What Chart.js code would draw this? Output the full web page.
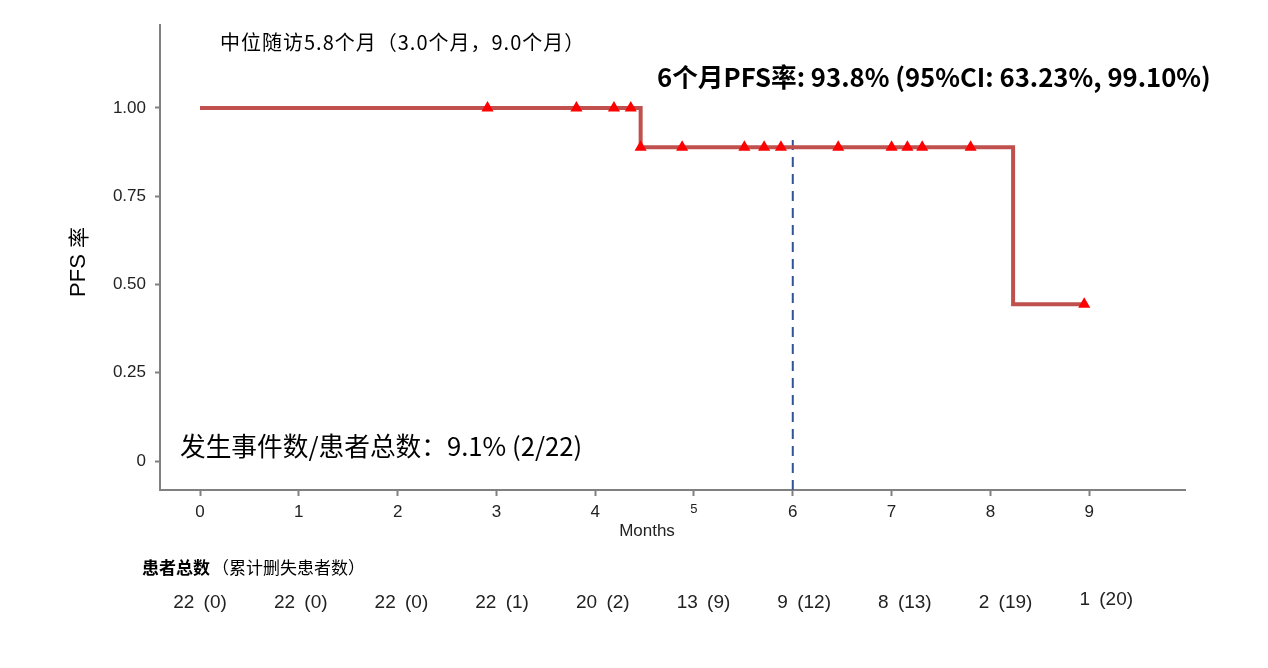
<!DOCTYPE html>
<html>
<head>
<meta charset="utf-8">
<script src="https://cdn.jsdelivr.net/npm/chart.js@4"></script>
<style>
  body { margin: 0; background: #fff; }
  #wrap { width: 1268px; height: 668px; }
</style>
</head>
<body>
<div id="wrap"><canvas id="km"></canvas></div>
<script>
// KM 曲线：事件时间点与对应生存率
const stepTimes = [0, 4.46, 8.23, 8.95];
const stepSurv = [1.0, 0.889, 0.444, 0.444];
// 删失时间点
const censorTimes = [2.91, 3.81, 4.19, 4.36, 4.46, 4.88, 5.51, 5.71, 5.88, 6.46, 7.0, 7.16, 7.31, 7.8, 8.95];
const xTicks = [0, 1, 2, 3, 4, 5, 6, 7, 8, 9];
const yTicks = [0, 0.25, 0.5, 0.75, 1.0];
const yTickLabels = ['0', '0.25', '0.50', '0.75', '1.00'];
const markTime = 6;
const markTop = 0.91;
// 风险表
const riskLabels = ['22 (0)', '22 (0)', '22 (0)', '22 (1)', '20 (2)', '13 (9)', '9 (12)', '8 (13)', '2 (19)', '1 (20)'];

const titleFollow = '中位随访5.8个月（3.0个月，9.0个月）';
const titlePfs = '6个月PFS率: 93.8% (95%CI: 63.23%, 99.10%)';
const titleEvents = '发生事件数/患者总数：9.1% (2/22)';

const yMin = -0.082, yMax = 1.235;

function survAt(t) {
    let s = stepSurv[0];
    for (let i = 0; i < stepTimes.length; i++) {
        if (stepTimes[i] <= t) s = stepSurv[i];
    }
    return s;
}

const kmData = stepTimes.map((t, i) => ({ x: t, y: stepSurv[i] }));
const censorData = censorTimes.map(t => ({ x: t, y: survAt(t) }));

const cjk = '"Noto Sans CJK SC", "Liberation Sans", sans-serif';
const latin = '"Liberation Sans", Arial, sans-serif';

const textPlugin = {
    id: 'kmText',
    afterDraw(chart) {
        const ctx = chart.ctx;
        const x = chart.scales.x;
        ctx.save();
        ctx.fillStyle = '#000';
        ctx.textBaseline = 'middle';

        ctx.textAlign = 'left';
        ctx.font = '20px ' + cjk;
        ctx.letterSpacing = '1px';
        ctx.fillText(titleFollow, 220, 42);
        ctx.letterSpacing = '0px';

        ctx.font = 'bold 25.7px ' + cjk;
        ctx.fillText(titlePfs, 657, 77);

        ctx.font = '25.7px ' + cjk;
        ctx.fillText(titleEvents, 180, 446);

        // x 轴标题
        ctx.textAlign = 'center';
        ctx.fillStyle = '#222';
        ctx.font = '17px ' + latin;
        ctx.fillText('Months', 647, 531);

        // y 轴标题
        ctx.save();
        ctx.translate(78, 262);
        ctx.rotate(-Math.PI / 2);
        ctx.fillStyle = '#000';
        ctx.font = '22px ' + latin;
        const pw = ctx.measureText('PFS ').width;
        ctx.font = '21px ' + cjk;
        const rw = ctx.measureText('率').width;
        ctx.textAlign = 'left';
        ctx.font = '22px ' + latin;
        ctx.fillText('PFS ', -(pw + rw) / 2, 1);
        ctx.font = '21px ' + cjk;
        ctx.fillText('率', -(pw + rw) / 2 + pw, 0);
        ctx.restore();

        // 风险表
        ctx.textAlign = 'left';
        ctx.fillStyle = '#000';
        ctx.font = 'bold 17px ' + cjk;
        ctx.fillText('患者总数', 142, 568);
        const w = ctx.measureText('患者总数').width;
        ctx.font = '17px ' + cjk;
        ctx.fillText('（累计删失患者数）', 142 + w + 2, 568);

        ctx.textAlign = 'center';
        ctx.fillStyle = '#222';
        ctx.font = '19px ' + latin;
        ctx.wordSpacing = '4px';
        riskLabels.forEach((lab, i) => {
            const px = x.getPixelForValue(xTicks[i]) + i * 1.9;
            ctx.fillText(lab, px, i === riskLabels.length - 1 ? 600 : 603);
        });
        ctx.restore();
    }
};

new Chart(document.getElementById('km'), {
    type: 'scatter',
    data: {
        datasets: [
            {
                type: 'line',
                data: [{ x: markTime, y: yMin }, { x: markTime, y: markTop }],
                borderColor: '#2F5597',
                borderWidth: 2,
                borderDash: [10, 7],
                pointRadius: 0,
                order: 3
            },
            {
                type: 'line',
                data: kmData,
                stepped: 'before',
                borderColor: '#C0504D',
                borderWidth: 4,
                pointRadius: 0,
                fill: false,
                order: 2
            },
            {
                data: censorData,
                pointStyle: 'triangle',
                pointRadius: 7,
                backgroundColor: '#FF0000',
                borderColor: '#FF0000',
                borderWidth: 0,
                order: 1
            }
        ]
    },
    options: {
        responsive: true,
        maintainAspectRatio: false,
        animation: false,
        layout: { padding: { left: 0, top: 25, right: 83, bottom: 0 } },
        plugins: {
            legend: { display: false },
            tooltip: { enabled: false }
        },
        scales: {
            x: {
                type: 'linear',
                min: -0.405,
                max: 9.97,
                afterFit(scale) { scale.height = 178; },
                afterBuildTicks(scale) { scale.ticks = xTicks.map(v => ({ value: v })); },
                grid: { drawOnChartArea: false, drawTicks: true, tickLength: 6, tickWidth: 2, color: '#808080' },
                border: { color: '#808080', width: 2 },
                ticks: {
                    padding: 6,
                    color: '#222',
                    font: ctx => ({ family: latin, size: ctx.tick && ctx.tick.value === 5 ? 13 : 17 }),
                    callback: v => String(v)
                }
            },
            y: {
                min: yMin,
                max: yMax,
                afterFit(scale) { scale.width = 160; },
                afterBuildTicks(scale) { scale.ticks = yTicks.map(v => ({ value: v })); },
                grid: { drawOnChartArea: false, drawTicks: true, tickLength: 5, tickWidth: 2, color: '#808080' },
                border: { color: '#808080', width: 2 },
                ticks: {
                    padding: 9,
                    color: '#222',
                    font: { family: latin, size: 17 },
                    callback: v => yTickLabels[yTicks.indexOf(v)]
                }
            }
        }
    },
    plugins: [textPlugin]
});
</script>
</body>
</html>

- **Goal**: All of the data above should be quoted exactly, except for the pictures.

- **Reply to the exercise**:
What Chart.js code would draw this? Output the full web page.
<!DOCTYPE html>
<html>
<head>
<meta charset="utf-8">
<script src="https://cdn.jsdelivr.net/npm/chart.js@4"></script>
<style>
  body { margin: 0; background: #fff; }
  #wrap { width: 1268px; height: 668px; }
</style>
</head>
<body>
<div id="wrap"><canvas id="km"></canvas></div>
<script>
// KM 曲线：事件时间点与对应生存率
const stepTimes = [0, 4.46, 8.23, 8.95];
const stepSurv = [1.0, 0.889, 0.444, 0.444];
// 删失时间点
const censorTimes = [2.91, 3.81, 4.19, 4.36, 4.46, 4.88, 5.51, 5.71, 5.88, 6.46, 7.0, 7.16, 7.31, 7.8, 8.95];
const xTicks = [0, 1, 2, 3, 4, 5, 6, 7, 8, 9];
const yTicks = [0, 0.25, 0.5, 0.75, 1.0];
const yTickLabels = ['0', '0.25', '0.50', '0.75', '1.00'];
const markTime = 6;
const markTop = 0.91;
// 风险表
const riskLabels = ['22 (0)', '22 (0)', '22 (0)', '22 (1)', '20 (2)', '13 (9)', '9 (12)', '8 (13)', '2 (19)', '1 (20)'];

const titleFollow = '中位随访5.8个月（3.0个月，9.0个月）';
const titlePfs = '6个月PFS率: 93.8% (95%CI: 63.23%, 99.10%)';
const titleEvents = '发生事件数/患者总数：9.1% (2/22)';

const yMin = -0.082, yMax = 1.235;

function survAt(t) {
    let s = stepSurv[0];
    for (let i = 0; i < stepTimes.length; i++) {
        if (stepTimes[i] <= t) s = stepSurv[i];
    }
    return s;
}

const kmData = stepTimes.map((t, i) => ({ x: t, y: stepSurv[i] }));
const censorData = censorTimes.map(t => ({ x: t, y: survAt(t) }));

const cjk = '"Noto Sans CJK SC", "Liberation Sans", sans-serif';
const latin = '"Liberation Sans", Arial, sans-serif';

const textPlugin = {
    id: 'kmText',
    afterDraw(chart) {
        const ctx = chart.ctx;
        const x = chart.scales.x;
        ctx.save();
        ctx.fillStyle = '#000';
        ctx.textBaseline = 'middle';

        ctx.textAlign = 'left';
        ctx.font = '20px ' + cjk;
        ctx.letterSpacing = '1px';
        ctx.fillText(titleFollow, 220, 42);
        ctx.letterSpacing = '0px';

        ctx.font = 'bold 25.7px ' + cjk;
        ctx.fillText(titlePfs, 657, 77);

        ctx.font = '25.7px ' + cjk;
        ctx.fillText(titleEvents, 180, 446);

        // x 轴标题
        ctx.textAlign = 'center';
        ctx.fillStyle = '#222';
        ctx.font = '17px ' + latin;
        ctx.fillText('Months', 647, 531);

        // y 轴标题
        ctx.save();
        ctx.translate(78, 262);
        ctx.rotate(-Math.PI / 2);
        ctx.fillStyle = '#000';
        ctx.font = '22px ' + latin;
        const pw = ctx.measureText('PFS ').width;
        ctx.font = '21px ' + cjk;
        const rw = ctx.measureText('率').width;
        ctx.textAlign = 'left';
        ctx.font = '22px ' + latin;
        ctx.fillText('PFS ', -(pw + rw) / 2, 1);
        ctx.font = '21px ' + cjk;
        ctx.fillText('率', -(pw + rw) / 2 + pw, 0);
        ctx.restore();

        // 风险表
        ctx.textAlign = 'left';
        ctx.fillStyle = '#000';
        ctx.font = 'bold 17px ' + cjk;
        ctx.fillText('患者总数', 142, 568);
        const w = ctx.measureText('患者总数').width;
        ctx.font = '17px ' + cjk;
        ctx.fillText('（累计删失患者数）', 142 + w + 2, 568);

        ctx.textAlign = 'center';
        ctx.fillStyle = '#222';
        ctx.font = '19px ' + latin;
        ctx.wordSpacing = '4px';
        riskLabels.forEach((lab, i) => {
            const px = x.getPixelForValue(xTicks[i]) + i * 1.9;
            ctx.fillText(lab, px, i === riskLabels.length - 1 ? 600 : 603);
        });
        ctx.restore();
    }
};

new Chart(document.getElementById('km'), {
    type: 'scatter',
    data: {
        datasets: [
            {
                type: 'line',
                data: [{ x: markTime, y: yMin }, { x: markTime, y: markTop }],
                borderColor: '#2F5597',
                borderWidth: 2,
                borderDash: [10, 7],
                pointRadius: 0,
                order: 3
            },
            {
                type: 'line',
                data: kmData,
                stepped: 'before',
                borderColor: '#C0504D',
                borderWidth: 4,
                pointRadius: 0,
                fill: false,
                order: 2
            },
            {
                data: censorData,
                pointStyle: 'triangle',
                pointRadius: 7,
                backgroundColor: '#FF0000',
                borderColor: '#FF0000',
                borderWidth: 0,
                order: 1
            }
        ]
    },
    options: {
        responsive: true,
        maintainAspectRatio: false,
        animation: false,
        layout: { padding: { left: 0, top: 25, right: 83, bottom: 0 } },
        plugins: {
            legend: { display: false },
            tooltip: { enabled: false }
        },
        scales: {
            x: {
                type: 'linear',
                min: -0.405,
                max: 9.97,
                afterFit(scale) { scale.height = 178; },
                afterBuildTicks(scale) { scale.ticks = xTicks.map(v => ({ value: v })); },
                grid: { drawOnChartArea: false, drawTicks: true, tickLength: 6, tickWidth: 2, color: '#808080' },
                border: { color: '#808080', width: 2 },
                ticks: {
                    padding: 6,
                    color: '#222',
                    font: ctx => ({ family: latin, size: ctx.tick && ctx.tick.value === 5 ? 13 : 17 }),
                    callback: v => String(v)
                }
            },
            y: {
                min: yMin,
                max: yMax,
                afterFit(scale) { scale.width = 160; },
                afterBuildTicks(scale) { scale.ticks = yTicks.map(v => ({ value: v })); },
                grid: { drawOnChartArea: false, drawTicks: true, tickLength: 5, tickWidth: 2, color: '#808080' },
                border: { color: '#808080', width: 2 },
                ticks: {
                    padding: 9,
                    color: '#222',
                    font: { family: latin, size: 17 },
                    callback: v => yTickLabels[yTicks.indexOf(v)]
                }
            }
        }
    },
    plugins: [textPlugin]
});
</script>
</body>
</html>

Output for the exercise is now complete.